For dessert, it is yet another Pinterest project and this is where those homemade marshmallows come in. These. Here is my version (first picture from Instagram, another obsession of mine right now):

Moon Pies (aka Wagon Wheels) are one of those things that I never would have thought I could make on my own...but I did! I have yet to try one, therefore this excitement is very premature, however how could they really be bad? Cookie, marshmallow and chocolate? I don't think those 3 things together could be bad if they tried.
It just wouldn't be cooking and baking around here anymore without this guy rummaging through each and every drawer he can possibly get into. Thankfully there are only a few that I really need to keep him out of...think platters and sharp knives :).

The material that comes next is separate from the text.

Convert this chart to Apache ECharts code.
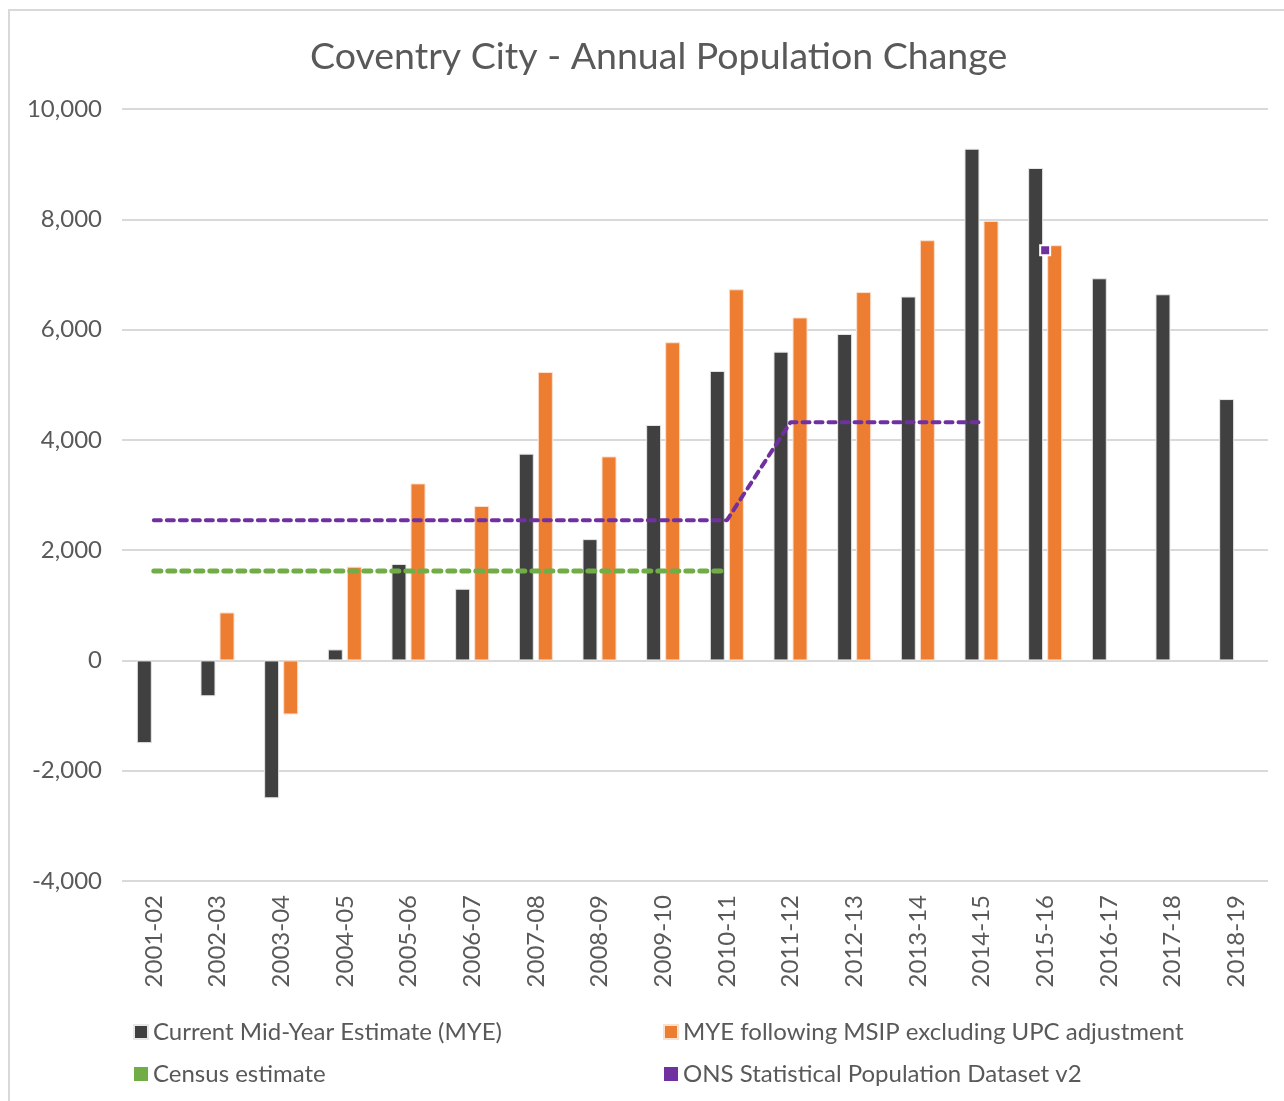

A notable to-do list item tackled today was starting to get the lumber for the back deck that will be installed later this week stained. I wanted to make sure that I got at least the handrail stained with two coats, as this would be extremely annoying to do after the fact. Check & cross it off...

This week has been so great so far. My project for tomorrow will need to be small and quick as I will be working for the day but have another art project up my sleeve that I have thought about each and every time I am in the produce section at the grocery store. It is definitely time for less thinking and more doing.